Material for this task:
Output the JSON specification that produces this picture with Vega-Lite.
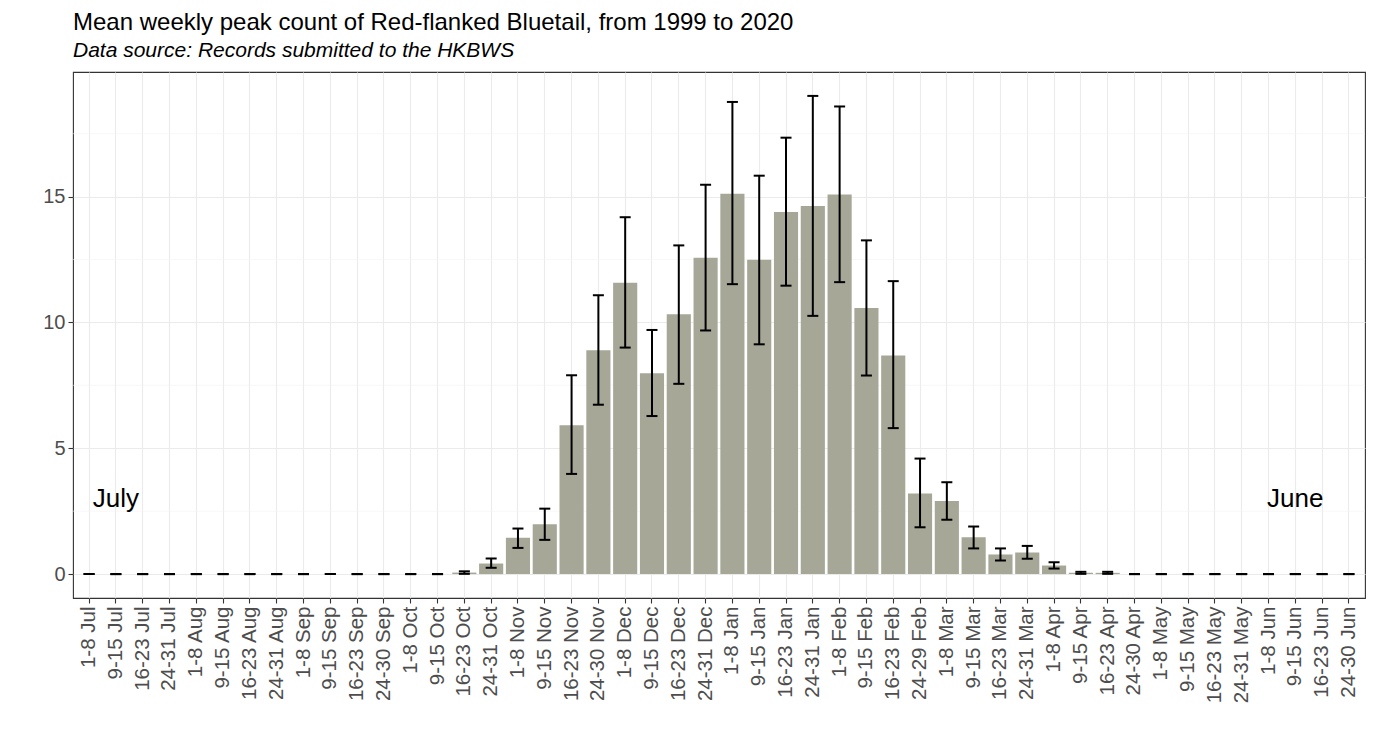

* * *

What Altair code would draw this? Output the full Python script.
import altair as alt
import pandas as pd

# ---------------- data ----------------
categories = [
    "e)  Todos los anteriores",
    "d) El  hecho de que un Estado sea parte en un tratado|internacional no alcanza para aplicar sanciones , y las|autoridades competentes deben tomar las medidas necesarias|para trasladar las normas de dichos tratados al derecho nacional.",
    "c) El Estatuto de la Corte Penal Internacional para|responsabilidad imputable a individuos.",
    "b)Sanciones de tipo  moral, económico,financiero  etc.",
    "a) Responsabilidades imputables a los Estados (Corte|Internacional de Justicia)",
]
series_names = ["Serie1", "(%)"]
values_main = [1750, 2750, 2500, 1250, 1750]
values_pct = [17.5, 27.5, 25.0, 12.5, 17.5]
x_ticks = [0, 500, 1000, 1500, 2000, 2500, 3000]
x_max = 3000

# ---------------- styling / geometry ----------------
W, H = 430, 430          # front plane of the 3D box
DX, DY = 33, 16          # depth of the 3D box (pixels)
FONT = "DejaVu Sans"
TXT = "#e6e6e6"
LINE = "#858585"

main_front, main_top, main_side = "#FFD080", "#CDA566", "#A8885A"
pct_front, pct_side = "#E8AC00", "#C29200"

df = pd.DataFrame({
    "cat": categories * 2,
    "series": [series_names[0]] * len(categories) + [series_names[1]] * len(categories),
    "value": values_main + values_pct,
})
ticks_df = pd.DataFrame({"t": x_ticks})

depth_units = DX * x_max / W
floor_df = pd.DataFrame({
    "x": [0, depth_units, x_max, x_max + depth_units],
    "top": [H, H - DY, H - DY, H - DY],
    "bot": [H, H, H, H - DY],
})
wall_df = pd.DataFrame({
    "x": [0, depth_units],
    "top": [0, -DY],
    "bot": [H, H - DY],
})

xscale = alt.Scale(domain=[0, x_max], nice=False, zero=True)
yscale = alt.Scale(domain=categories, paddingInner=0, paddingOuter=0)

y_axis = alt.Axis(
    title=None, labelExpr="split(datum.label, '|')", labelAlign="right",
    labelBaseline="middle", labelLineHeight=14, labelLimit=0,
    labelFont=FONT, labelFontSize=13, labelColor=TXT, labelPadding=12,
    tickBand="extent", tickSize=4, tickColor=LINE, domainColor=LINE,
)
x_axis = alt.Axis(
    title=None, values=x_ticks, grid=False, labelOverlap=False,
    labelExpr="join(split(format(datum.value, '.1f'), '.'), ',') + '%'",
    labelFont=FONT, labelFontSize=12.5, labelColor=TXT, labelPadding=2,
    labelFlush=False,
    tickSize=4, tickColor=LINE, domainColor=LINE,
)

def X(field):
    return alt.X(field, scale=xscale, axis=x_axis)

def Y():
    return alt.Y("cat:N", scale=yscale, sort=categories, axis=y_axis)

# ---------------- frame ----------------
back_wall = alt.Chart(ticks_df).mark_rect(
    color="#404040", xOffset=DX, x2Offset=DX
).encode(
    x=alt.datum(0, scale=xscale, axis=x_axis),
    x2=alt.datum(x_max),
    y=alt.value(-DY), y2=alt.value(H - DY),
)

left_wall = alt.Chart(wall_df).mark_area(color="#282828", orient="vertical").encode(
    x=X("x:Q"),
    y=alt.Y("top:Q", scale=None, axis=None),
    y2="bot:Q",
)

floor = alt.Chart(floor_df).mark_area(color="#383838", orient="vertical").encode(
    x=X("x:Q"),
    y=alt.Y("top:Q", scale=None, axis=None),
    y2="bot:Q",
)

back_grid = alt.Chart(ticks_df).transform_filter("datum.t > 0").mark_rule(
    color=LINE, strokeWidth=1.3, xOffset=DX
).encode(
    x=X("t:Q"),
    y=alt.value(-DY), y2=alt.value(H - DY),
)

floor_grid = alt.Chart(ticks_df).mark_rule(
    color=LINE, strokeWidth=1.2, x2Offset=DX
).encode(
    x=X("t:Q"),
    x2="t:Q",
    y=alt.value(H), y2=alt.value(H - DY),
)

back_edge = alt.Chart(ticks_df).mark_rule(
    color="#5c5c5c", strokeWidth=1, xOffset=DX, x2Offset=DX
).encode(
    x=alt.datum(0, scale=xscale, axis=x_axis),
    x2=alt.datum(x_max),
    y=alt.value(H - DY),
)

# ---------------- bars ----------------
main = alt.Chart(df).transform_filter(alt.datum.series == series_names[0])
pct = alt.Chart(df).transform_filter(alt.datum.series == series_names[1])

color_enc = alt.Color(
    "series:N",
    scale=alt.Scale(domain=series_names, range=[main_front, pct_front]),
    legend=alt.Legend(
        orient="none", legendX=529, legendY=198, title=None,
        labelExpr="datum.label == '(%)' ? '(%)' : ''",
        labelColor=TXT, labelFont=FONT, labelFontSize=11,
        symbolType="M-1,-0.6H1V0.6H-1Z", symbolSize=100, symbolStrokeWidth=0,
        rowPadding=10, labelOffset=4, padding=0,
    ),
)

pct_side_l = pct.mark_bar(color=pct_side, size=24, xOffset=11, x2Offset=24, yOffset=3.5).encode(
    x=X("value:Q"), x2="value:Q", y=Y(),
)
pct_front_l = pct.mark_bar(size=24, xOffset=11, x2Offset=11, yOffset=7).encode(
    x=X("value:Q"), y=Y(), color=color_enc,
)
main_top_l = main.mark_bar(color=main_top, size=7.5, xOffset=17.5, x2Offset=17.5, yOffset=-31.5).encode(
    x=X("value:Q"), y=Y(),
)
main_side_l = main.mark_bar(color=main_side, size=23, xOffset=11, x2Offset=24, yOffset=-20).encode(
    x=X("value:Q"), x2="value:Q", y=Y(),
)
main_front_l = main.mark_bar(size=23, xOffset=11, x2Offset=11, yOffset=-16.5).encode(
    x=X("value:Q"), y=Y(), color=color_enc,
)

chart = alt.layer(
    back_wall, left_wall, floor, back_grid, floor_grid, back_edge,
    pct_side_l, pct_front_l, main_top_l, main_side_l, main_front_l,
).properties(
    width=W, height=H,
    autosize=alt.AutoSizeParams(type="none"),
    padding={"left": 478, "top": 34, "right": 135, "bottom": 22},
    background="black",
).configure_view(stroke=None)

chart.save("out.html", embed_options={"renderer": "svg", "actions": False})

Instructions for the task:
Quote the listing above, but only from the line that shows "What Altair code" through the line that shows "import pandas as pd".

Task answer:
What Altair code would draw this? Output the full Python script.
import altair as alt
import pandas as pd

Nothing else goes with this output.